Fisher's comments put him at odds with Fed Chairman Ben Bernanke, who on Wednesday said he was prepared to do more if the economy worsens.
The Fed completed its latest round of stimulus last month, and recent dismal economic data has prompted some Fed officials to make the case for more easing if the slow pace of recovery continues to make little dent in the unemployment rate, which last month rose to 9.2 percent.
But having already cut rates to near zero and bought more than $2 trillion in long-term securities, the Fed can do little more for the economy than "tinker at the margins," Fisher said on Wednesday.
For the economy to really gain strength, he said, Congress must resolve the long-term debt and deficit problems and remove uncertainty for U.S. businesses.
Lawmakers and the White House are facing an August 2 deadline for reaching a budget deal to trim the deficit, but so far have been unable to agree on how to do it. On August 2 the government will run out of money to pay its bills unless Congress raises its borrowing limit. Many lawmakers say they will not raise the cap without a budget deal.

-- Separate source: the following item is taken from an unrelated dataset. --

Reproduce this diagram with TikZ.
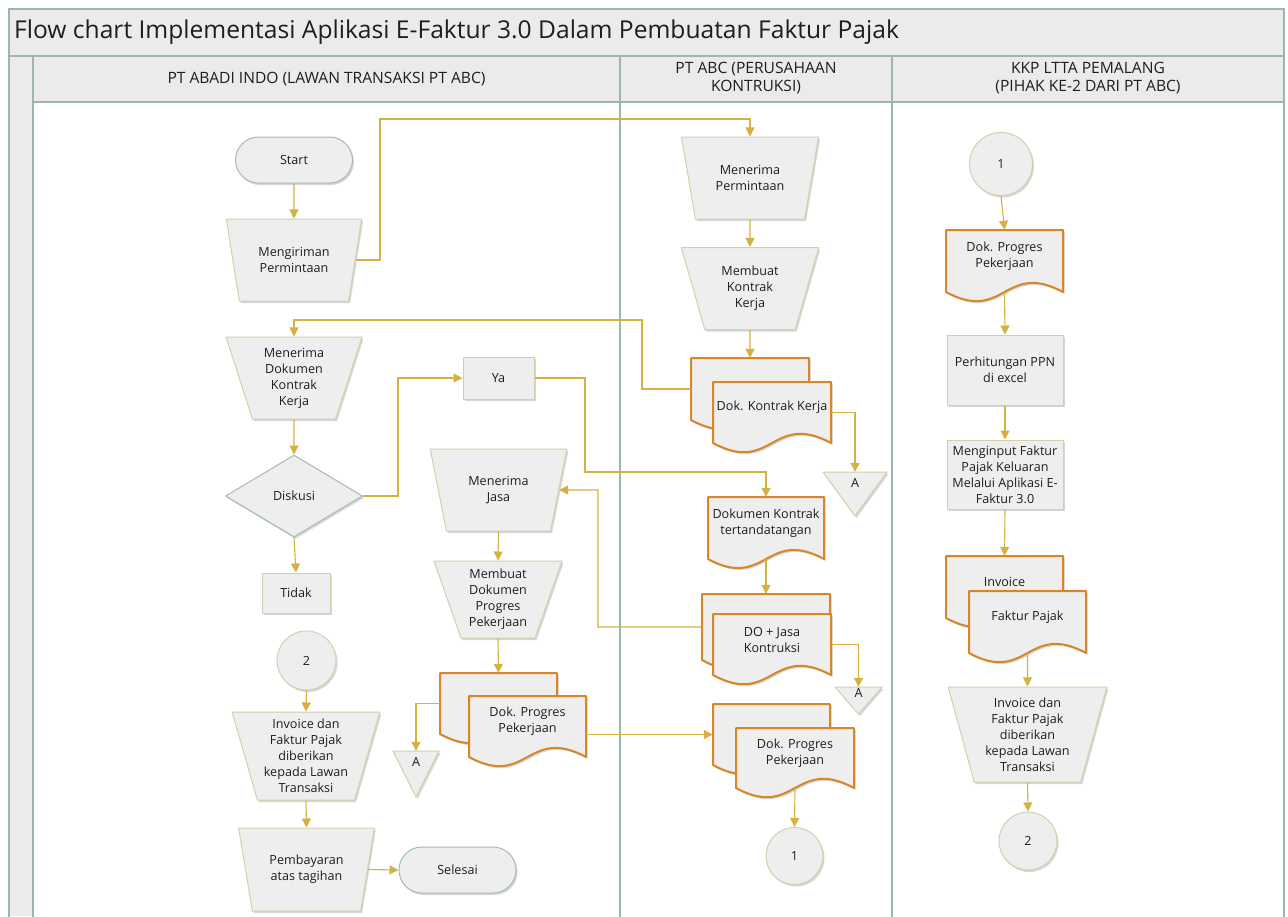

In the unlikely event that Congress and the administration do not come to an agreement, the U.S. will still continue to make interest payments on its debt, Fisher said.
As long as Congress does act on the budget, which Fisher said he expects it to do, economic growth should pick up to between 3 and 4 percent this year. The U.S. grew a tepid 1.9 percent pace in the first quarter.
"There is plenty of potential for the economy to move forward at an accelerating clip," Fisher said, noting that many of the headwinds that hurt the economy in the first half, including fallout from the earthquake in Japan, are receding. "This is especially the case now that the Fed has reliquified the economy."
Fisher reiterated his concern that faster growth, coupled with easy monetary policy, could fuel unwanted inflation.
The Fed's preferred measure of inflation, the core personal consumption expenditures price index, rose 1.2 percent in the 12 months through May, the largest increase since August 2009.
Though the level is still well below the Fed's informal 2 percent target for inflation, Fisher said he was watching closely.
"If I see inflation continuing to rise and, most importantly, inflationary expectations beginning to spread, I will be the first out of the box to advocate the removal of the substantial monetary accommodation now in place," he said.